Danny Devito plays Sam Stone, the spandex mini-skirt king, a greedy little weasel of a man, who is married to Barbara (Bette Middler) a pampered heiress who is so annoying "Ghandi would have strangled her." Sam Stone is having an affair with Carol Dodsworth (Anita Morris) who is having an affair with Earl Mott (Bill Pullman) who is as one character observes might just be the dumbest man on the planet. Sam trusts Carol so much that he tells her his plans to murder Barbara to inherit her money. Carol double-crosses Sam and gets Earl to videotape the murder in attempt to blackmail him.
This has all the workings of a flim noir, but I remind you this is a comedy.
However, Sam Stone can't murder Barbara because she has already been kidnapped. When Sam hears that the kidnappers will kill Barbara if he doesn't follow their exact orders, he does the opposite. The blood will be off his hands and he's rich.
There's only one problem. The kidnappers, Ken and Sandy Kessler (Judge Reinhold and Helen Slater, respectively) are more Ozzie and Harriet than Bonnie and Clyde. They want a little reparations on Sam Stone after stealing their idea for the spandex mini-skirt
To tell anymore would give too much away. If you think I've told a mouthful, well, there's more that happens. I've just described the first twenty minutes of a ninety minute movie.
Ruthless People works because ZAZ knows that dramatic irony works well in comedy. Every character in this movie knows just as much as they should know to know nothing at all.
Throw in subplots about a serial killer and a prominent public official engaged in a lewd act, it's amazing that writer Dale Launer was able to bring it altogether in the end.
DeVito has never been better than in this movie. He is the type of actor who can take slimy creeps and turn them into likeable characters. Just watch his face go from anger to confusion to relief and excitement as he hears his wife is kidnapped. DeVito is actually having to act well at acting badly around the police to show that he cares about Barbara.

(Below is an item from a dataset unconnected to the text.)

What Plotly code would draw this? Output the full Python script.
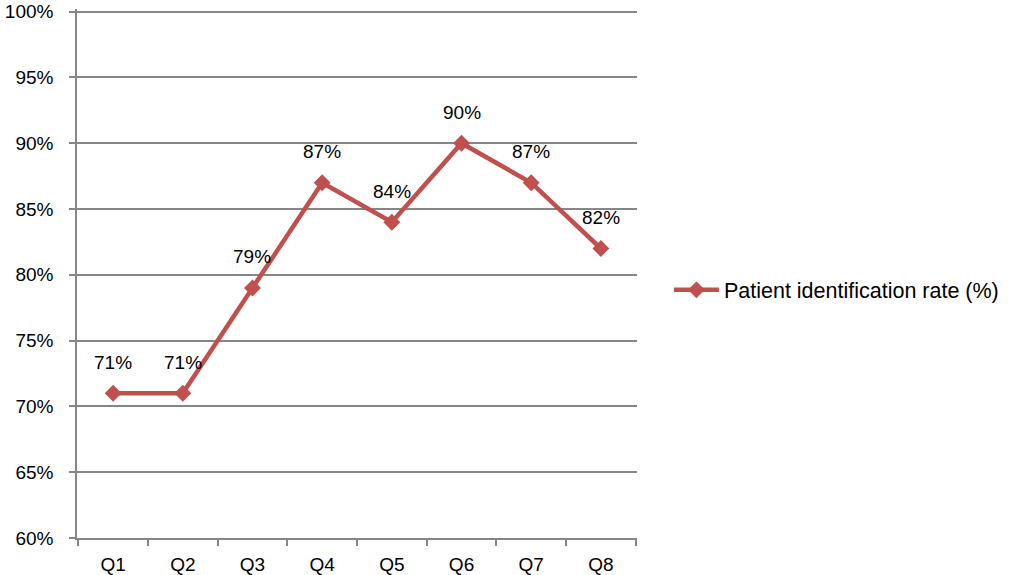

Middler has a more difficult role of being totally loathed for the first half and then liked for the second half. But she does it.

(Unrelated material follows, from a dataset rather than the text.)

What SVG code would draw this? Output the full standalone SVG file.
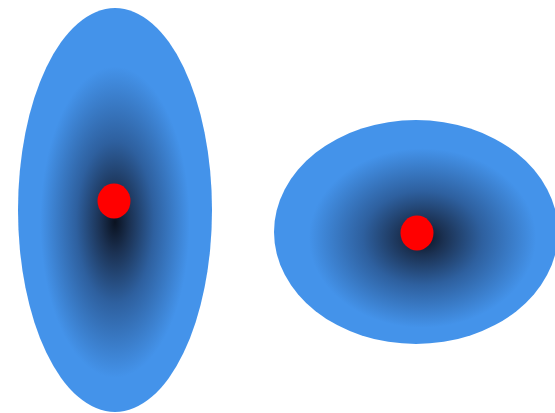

DeVito and Middler should have gotten Academy Awards for their roles.
Reinhold and Slater are perfectly casted as Ken and Sandy. Bill Pullman, in his first movie role, is great. The late Anita Morris gives a good send-up of the femme fatales in her role.
Ruthless People is vulgar, so it's not for everyone. It is also noteworthy for being the last movie David Zucker, Jerry Zucker, and Jim Abrahams directed together.
For them, the third movie was the charm.